━━━ RECORDED INFORMATION

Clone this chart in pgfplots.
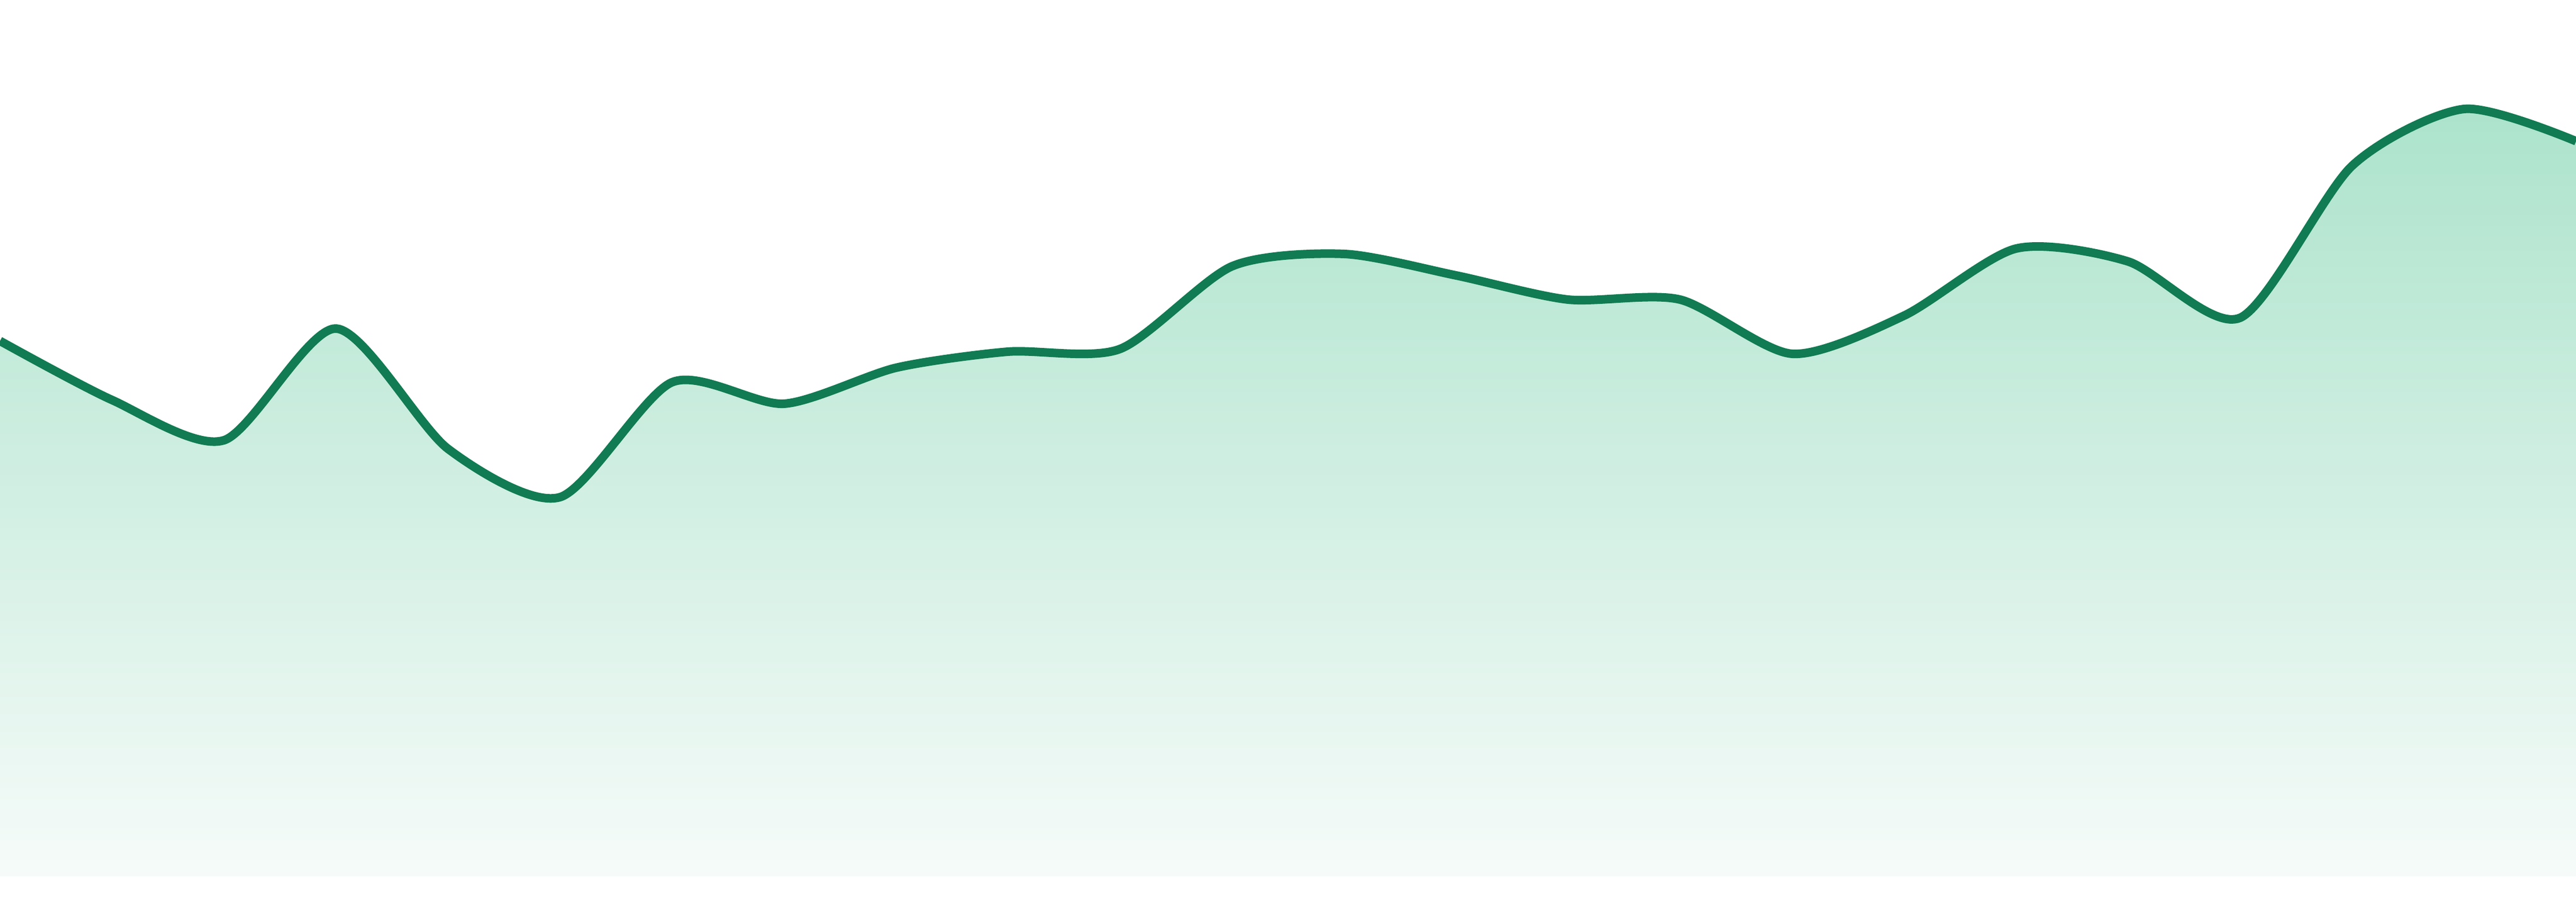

━━━━━━
━━━ RECORDED INFORMATION

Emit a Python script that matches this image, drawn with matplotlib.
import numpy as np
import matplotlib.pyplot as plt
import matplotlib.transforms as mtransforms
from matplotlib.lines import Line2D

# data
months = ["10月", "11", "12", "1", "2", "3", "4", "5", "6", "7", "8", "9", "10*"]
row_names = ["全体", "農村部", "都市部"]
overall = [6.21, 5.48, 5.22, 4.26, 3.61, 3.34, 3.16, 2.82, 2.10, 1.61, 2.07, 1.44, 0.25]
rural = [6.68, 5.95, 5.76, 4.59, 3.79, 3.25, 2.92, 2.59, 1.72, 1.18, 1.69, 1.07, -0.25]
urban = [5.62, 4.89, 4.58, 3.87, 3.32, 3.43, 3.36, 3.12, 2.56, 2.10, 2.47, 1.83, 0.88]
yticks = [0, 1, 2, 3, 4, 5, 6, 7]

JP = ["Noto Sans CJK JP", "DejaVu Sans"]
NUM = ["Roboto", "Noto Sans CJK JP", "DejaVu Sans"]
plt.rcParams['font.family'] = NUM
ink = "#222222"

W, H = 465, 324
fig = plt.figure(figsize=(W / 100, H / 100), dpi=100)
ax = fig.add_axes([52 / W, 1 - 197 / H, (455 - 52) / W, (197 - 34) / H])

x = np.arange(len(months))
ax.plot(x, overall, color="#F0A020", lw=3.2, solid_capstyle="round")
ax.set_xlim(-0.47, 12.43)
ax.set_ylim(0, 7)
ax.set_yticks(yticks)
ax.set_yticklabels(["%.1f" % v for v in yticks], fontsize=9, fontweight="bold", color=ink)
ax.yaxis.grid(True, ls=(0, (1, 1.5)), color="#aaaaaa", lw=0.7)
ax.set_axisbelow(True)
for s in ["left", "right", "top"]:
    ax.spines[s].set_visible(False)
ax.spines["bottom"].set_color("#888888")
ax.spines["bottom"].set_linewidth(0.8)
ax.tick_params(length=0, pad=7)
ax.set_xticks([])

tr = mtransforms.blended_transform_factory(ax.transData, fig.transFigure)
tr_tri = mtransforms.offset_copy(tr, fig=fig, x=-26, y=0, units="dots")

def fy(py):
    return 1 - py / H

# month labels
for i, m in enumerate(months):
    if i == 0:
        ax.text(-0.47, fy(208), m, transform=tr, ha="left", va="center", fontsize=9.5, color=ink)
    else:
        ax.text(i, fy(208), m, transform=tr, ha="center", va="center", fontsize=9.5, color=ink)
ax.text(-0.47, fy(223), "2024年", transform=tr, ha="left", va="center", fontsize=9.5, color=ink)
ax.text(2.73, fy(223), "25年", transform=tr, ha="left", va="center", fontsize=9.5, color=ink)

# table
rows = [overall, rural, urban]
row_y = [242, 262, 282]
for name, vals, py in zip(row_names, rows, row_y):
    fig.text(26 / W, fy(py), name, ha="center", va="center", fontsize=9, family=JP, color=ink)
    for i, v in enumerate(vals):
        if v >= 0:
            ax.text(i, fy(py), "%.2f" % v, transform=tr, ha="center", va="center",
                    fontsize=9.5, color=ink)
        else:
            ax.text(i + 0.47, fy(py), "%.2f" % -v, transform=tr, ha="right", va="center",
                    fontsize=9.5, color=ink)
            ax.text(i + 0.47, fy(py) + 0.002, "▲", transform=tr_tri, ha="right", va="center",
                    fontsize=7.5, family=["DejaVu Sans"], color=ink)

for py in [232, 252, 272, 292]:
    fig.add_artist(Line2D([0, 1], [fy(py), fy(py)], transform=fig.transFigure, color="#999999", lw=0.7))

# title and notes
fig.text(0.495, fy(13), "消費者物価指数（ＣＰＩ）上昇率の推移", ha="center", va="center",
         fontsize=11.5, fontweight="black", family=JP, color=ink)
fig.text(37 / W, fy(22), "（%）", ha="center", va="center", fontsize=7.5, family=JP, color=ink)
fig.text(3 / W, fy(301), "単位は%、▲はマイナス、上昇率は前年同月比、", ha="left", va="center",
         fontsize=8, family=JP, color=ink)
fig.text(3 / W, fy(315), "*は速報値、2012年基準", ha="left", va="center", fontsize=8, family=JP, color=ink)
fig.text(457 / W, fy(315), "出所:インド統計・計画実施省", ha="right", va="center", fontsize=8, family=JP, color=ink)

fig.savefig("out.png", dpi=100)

━━━━━━

__REQUIREMENTS__:
Retype only what lies between the line bearing "Emit a Python" and the line bearing "from matplotlib.lines import Line2D", keeping both of those lines.

__RESULT OF THE EXERCISE__:
Emit a Python script that matches this image, drawn with matplotlib.
import numpy as np
import matplotlib.pyplot as plt
import matplotlib.transforms as mtransforms
from matplotlib.lines import Line2D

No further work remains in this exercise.